● **Problem details**: Beginning with the opening line of the entries, return every line through the one containing "import * as", both included, and nothing else. Omit pictures.

#### Provided data

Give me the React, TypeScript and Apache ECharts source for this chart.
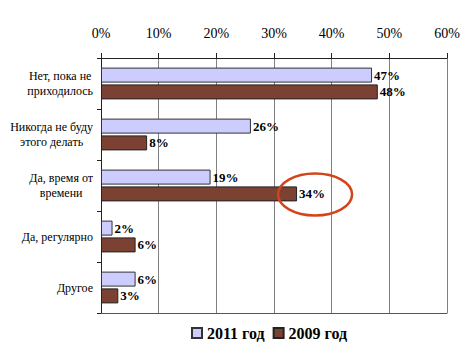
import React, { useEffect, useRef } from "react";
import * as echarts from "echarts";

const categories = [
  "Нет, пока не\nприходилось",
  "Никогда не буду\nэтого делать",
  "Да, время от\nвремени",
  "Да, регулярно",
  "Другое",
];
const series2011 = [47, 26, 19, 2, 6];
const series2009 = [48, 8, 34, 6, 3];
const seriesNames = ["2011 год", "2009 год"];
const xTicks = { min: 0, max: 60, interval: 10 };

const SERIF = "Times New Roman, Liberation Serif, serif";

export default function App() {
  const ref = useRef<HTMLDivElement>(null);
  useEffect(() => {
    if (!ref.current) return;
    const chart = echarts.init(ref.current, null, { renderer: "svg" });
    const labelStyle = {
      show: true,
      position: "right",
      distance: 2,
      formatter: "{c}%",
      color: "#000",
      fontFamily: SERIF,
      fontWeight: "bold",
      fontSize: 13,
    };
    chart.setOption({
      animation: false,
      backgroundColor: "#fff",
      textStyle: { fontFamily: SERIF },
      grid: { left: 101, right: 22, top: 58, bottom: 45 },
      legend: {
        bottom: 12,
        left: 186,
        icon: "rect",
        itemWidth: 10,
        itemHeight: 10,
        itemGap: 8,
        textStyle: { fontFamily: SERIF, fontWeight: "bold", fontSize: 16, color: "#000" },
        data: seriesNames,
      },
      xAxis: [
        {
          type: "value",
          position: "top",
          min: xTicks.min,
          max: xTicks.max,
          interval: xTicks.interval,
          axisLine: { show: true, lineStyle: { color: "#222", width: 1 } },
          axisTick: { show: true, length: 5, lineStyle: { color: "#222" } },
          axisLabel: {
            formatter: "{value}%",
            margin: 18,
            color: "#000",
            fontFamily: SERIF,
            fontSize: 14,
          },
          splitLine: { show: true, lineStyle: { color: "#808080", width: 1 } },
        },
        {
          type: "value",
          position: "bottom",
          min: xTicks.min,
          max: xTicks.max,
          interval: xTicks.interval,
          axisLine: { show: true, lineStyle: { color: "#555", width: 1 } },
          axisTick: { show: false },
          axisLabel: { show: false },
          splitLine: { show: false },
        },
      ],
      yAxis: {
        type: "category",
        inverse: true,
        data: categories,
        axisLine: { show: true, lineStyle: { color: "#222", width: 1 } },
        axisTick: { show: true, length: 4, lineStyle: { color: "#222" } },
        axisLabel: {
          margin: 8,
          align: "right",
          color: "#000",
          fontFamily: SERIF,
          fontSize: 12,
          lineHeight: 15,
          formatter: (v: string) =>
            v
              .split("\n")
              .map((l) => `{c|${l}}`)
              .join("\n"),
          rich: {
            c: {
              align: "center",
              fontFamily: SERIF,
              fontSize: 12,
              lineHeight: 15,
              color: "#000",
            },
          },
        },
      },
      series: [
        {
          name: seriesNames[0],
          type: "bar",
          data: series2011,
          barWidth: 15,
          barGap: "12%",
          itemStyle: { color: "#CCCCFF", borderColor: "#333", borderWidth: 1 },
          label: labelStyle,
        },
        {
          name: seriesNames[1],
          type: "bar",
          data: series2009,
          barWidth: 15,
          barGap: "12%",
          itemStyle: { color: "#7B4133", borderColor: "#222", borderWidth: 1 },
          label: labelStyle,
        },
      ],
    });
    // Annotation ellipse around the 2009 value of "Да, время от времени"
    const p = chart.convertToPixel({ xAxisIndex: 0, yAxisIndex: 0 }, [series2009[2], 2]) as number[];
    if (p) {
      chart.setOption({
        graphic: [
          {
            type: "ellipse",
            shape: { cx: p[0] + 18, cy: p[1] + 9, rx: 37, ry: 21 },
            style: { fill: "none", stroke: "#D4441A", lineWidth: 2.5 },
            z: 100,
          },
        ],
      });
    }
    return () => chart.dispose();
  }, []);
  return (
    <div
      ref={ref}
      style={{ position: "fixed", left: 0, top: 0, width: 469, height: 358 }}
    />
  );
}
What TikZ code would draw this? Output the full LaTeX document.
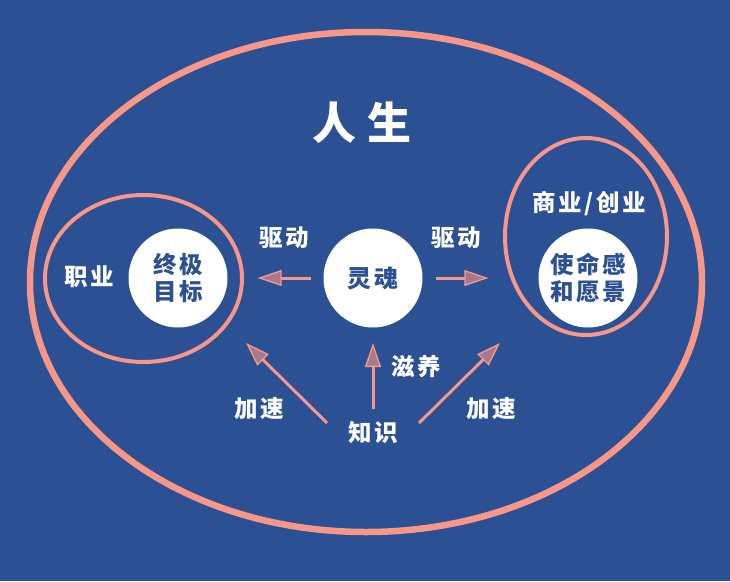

########

● **Expected answer**:
Give me the React, TypeScript and Apache ECharts source for this chart.
import React, { useEffect, useRef } from "react";
import * as echarts from "echarts";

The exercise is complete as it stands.